Israel on Thursday confirmed it had banned access to the Gaza Strip to 37 foreign humanitarian organizations for refusing to share lists of their Palestinian employees.
Doctors Without Borders (MSF), which has 1,200 staff members in the Palestinian territories, the majority of them in Gaza, said in a statement that “denying medical assistance to civilians is unacceptable under any circumstances.”
The medical organization argued that it had “legitimate concerns” over new Israeli requirements for foreign NGO registration, specifically the disclosing of personal information about Palestinian staff.
It pointed to the fact that 15 MSF staff had been “killed by Israeli forces,” and that access to any given territory should not be conditional on staff list disclosure.
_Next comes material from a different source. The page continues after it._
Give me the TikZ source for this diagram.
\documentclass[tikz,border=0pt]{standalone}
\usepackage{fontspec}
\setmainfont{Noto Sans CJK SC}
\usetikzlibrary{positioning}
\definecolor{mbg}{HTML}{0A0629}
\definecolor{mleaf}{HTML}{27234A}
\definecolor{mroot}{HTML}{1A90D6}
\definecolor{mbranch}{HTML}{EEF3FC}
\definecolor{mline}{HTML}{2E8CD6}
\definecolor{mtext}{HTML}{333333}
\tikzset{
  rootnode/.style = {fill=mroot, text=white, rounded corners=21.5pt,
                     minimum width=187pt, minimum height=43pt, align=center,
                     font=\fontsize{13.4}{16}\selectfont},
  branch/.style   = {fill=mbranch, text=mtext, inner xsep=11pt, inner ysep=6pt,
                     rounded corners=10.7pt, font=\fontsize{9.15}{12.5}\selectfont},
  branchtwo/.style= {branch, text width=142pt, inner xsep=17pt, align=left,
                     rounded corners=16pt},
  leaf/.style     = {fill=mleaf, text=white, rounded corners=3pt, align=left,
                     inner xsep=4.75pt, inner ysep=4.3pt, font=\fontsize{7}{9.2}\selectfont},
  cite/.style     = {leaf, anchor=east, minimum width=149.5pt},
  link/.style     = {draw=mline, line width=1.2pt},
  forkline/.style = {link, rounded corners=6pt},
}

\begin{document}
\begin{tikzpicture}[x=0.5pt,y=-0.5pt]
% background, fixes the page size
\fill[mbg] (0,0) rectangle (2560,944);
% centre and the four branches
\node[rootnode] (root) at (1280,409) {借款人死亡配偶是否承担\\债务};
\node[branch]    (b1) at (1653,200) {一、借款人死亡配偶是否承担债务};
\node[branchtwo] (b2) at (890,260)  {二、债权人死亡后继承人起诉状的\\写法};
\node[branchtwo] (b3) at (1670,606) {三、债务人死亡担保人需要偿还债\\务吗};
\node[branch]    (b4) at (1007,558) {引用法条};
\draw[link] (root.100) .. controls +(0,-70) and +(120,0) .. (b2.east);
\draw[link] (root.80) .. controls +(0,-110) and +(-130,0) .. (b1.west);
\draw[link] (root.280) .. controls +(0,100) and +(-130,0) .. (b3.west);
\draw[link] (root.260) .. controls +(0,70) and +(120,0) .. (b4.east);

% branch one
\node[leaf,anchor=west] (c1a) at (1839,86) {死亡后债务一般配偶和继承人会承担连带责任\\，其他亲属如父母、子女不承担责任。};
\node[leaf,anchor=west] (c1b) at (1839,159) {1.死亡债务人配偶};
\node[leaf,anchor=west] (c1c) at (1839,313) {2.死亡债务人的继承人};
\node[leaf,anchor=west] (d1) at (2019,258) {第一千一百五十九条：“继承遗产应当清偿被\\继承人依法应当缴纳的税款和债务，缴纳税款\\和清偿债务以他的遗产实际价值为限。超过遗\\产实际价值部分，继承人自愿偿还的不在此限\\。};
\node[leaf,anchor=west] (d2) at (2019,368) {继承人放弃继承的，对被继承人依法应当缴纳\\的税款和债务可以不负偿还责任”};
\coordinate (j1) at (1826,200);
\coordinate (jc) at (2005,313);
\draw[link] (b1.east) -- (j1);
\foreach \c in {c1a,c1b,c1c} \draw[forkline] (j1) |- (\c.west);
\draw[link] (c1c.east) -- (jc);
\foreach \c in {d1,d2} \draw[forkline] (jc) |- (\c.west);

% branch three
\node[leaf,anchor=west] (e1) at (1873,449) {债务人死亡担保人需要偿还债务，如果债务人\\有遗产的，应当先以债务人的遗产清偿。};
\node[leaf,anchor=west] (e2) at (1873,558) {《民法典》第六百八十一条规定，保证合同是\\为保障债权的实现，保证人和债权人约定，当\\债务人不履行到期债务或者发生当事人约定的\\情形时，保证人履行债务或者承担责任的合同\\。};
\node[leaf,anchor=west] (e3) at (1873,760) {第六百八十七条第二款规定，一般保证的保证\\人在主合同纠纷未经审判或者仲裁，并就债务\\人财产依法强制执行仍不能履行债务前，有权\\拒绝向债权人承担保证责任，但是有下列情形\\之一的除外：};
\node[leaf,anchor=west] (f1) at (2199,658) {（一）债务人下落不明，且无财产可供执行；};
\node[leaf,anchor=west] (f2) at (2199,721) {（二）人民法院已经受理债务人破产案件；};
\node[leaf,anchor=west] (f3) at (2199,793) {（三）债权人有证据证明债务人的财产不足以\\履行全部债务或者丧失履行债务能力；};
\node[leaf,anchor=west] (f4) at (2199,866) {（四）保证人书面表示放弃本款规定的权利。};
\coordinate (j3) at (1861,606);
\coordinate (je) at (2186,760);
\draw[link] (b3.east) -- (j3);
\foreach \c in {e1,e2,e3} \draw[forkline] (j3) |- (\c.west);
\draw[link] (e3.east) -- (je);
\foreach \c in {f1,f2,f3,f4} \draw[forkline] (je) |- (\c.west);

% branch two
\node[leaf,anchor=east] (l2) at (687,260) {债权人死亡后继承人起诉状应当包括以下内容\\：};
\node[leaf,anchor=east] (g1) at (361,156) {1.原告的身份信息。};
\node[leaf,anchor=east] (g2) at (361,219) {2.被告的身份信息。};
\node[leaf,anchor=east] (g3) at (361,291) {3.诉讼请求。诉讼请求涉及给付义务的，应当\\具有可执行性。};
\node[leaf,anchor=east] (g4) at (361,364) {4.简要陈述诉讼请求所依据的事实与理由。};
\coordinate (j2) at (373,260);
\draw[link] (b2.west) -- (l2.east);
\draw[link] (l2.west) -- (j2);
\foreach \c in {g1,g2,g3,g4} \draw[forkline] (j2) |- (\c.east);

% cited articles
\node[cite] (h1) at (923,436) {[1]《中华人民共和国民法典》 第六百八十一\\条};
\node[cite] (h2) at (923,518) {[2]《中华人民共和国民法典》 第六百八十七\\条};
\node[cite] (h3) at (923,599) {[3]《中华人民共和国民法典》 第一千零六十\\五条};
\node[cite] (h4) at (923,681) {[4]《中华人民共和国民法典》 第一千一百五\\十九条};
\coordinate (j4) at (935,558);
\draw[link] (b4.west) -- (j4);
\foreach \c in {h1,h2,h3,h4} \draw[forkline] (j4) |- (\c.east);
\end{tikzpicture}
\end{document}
“Demanding staff lists as a condition for access to territory is an outrageous overreach,” the charity said.
MSF also denounced “the absence of any clarity about how such sensitive data will be used, stored, or shared,” charging that Israeli forces “have killed and wounded hundreds of thousands of civilians” in Gaza during the course of the war.
It also charged that Israel had “manufactured shortages of basic necessities by blocking and delaying the entry of essential goods, including medical supplies.”
Israel controls and regulates all entry points into Gaza, which is surrounded by a wall that began to be built in 2005.
Felipe Ribero, MSF head of mission in the Palestinian territories, told AFP that all of its operations were still ongoing in Gaza.
“We are supposed to leave under 60 days, but we don’t know whether it will be three or 60 days” before Israeli authorities force MSF to leave, he said.
Prominent humanitarian organizations hit by the Israeli ban include the Norwegian Refugee Council (NRC), World Vision International and Oxfam, according to an Israeli ministry list.
The ban, which came into effect on December 31, 2025 at midnight, has triggered widespread international condemnation.
Israel says the new regulation aims to prevent bodies it accuses of supporting terrorism from operating in the Palestinian territories.
MSF says it currently supports one in five hospital beds in Gaza and assists one in three mothers in the territory, and urged the Israeli authorities to meet to discuss the ban.